Many of the major orders of the Securities and Exchange Board of India such as the Videocon, BPL and Sterlite stock rigging cases, the case against Nirmal Bang, the order against Reliance in the L&T case and the one against Anand Rathi have all been reversed by the appellate authority.
 
The conclusion is inescapable: Sebi does not seem to be learning any lessons from past rebuffs and putting more diligence into its investigations. As a result, it is in danger of losing its credibility as a regulator.
 
The Samir Arora case, in which Sebi has received its latest comeuppance from SAT, was a high-profile one, involving one of the mutual fund industry's poster boys.
 
In taking on the former Alliance Capital chief investment officer, Sebi wanted to send a strong signal that it was cleaning up the mutual fund industry, and that insider trading would not be tolerated. Surely the market regulator knew the risks of failure, and the difficulties in proving insider trading?
 
It, therefore, had every reason to proceed with more than abundant caution. Yet, the Tribunal pointed out that Sebi had not even attempted to prove the substance of some of its charges. Most damningly, it says that the appellant's replies to Sebi's allegations "could have been considered with a more open mind".
 
From what SAT seems to be saying, Sebi not only failed to do its homework well, but seemed over-eager to rush to judgment. Even at the time of Arora's initial indictment by Sebi, there was much scepticism about whether Sebi would be able to make the charges stick since most of the case was built on circumstantial evidence.
 
Sebi had taken the extraordinary step of arguing before the tribunal that it is very difficult to gather adequate evidence in respect of charges relating to conflicts of interest, market manipulation, and insider trading.
 
In response, the Tribunal has said that while they appreciated the difficulty, "it is not possible for us to let mere suspicions, conjectures and hypothesis take the place of evidence as described in the Evidence Act".
 
That's rather obvious, and by now it should be clear to Sebi that it badly needs to strengthen its oversight and investigation teams.
 
Instead of prematurely rushing to impose disciplinary action, Sebi should note instances of suspicious behaviour, keep a close watch on the suspects, collect evidence, build a cast-iron case and only then try to punish the offender.
 
If it needs more investigators or better-trained ones, it should hire them from wherever they are available""one presumes that it is not short on resources.

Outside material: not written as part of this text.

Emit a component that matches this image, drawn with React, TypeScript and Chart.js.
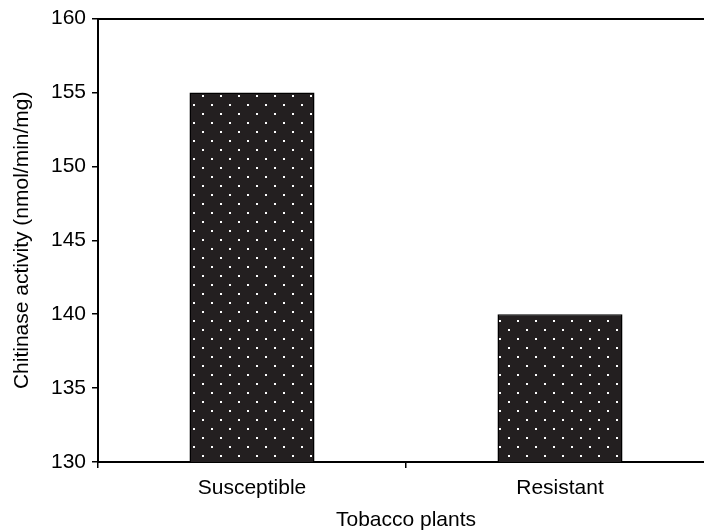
import React, { useEffect, useRef } from "react";
import { Chart, registerables } from "chart.js";

Chart.register(...registerables);

// ---- data ----
const categories = ["Susceptible", "Resistant"];
const chitinaseActivity = [155, 140];
const yTickValues = [130, 135, 140, 145, 150, 155, 160];
const xTitle = "Tobacco plants";
const yTitle = "Chitinase activity (nmol/min/mg)";

const FONT = "'Liberation Sans', Arial, Helvetica, sans-serif";
const BAR_FILL = "#231f20";

function makeDotPattern(): CanvasPattern | string {
  const c = document.createElement("canvas");
  c.width = 18;
  c.height = 18;
  const g = c.getContext("2d");
  if (!g) return BAR_FILL;
  g.fillStyle = BAR_FILL;
  g.fillRect(0, 0, 18, 18);
  g.fillStyle = "#ffffff";
  g.fillRect(4, 5, 2, 2);
  g.fillRect(13, 14, 2, 2);
  return g.createPattern(c, "repeat") || BAR_FILL;
}

export default function App() {
  const ref = useRef<HTMLCanvasElement>(null);

  useEffect(() => {
    const canvas = ref.current;
    if (!canvas) return;
    Chart.defaults.font.family = FONT;
    const chart = new Chart(canvas, {
      type: "bar",
      data: {
        labels: categories,
        datasets: [
          {
            data: chitinaseActivity,
            backgroundColor: makeDotPattern(),
            borderColor: "#000000",
            borderWidth: 1.5,
            borderSkipped: false,
            categoryPercentage: 1,
            barPercentage: 0.406,
          },
        ],
      },
      options: {
        responsive: false,
        animation: false,
        devicePixelRatio: 1,
        layout: { padding: { top: 18, left: 0, right: 0, bottom: 0 } },
        plugins: {
          legend: { display: false },
          tooltip: { enabled: false },
        },
        scales: {
          x: {
            type: "category",
            position: "bottom",
            offset: true,
            grid: {
              display: true,
              offset: true,
              drawOnChartArea: false,
              drawTicks: true,
              tickLength: 6,
              color: "#000000",
              lineWidth: 1.5,
            },
            border: { display: true, color: "#000000", width: 2 },
            ticks: {
              color: "#000000",
              padding: 8,
              maxRotation: 0,
              font: { size: 21, family: FONT },
            },
            title: {
              display: true,
              text: xTitle,
              color: "#000000",
              padding: { top: 0, bottom: 0 },
              font: { size: 21, family: FONT, lineHeight: 1 },
            },
            afterFit: (scale: any) => {
              scale.height = 69;
            },
          },
          x2: {
            type: "category",
            position: "top",
            grid: { display: true, drawOnChartArea: false, drawTicks: false },
            border: { display: true, color: "#000000", width: 2 },
            ticks: { display: false },
            afterFit: (scale: any) => {
              scale.height = 0;
            },
          },
          y: {
            type: "linear",
            min: 130,
            max: 160,
            grid: {
              display: true,
              drawOnChartArea: false,
              drawTicks: true,
              tickLength: 6,
              color: "#000000",
              lineWidth: 1.5,
            },
            border: { display: true, color: "#000000", width: 2 },
            ticks: {
              color: "#000000",
              padding: 6,
              stepSize: 5,
              font: { size: 21, family: FONT },
            },
            afterBuildTicks: (scale: any) => {
              scale.ticks = yTickValues.map((v) => ({ value: v }));
            },
            title: {
              display: true,
              text: yTitle,
              color: "#000000",
              padding: { top: 12, bottom: 0 },
              font: { size: 21, family: FONT, lineHeight: 1 },
            },
            afterFit: (scale: any) => {
              scale.width = 98;
            },
          },
        },
      },
    });
    return () => chart.destroy();
  }, []);

  return (
    <div
      style={{
        position: "fixed",
        left: 0,
        top: 0,
        width: 704,
        height: 531,
        overflow: "hidden",
        background: "#ffffff",
      }}
    >
      <canvas ref={ref} width={714} height={531} style={{ display: "block" }} />
    </div>
  );
}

It already briefs well-known lawyers to fight its cases, so presumably the lacuna lies not in the legal preparations, but in the quality of the evidence gathered.
 
If Sebi wants to improve its credibility, it must in future make sure that it builds up a water-tight case so that even the aggrieved party will think twice about going in appeal.
 
And one of the first steps towards ensuring that the disciplinary process is effective will be to staff the regulator as well as the appellate body with people who know the markets, so that they are in a position to make the right judgments.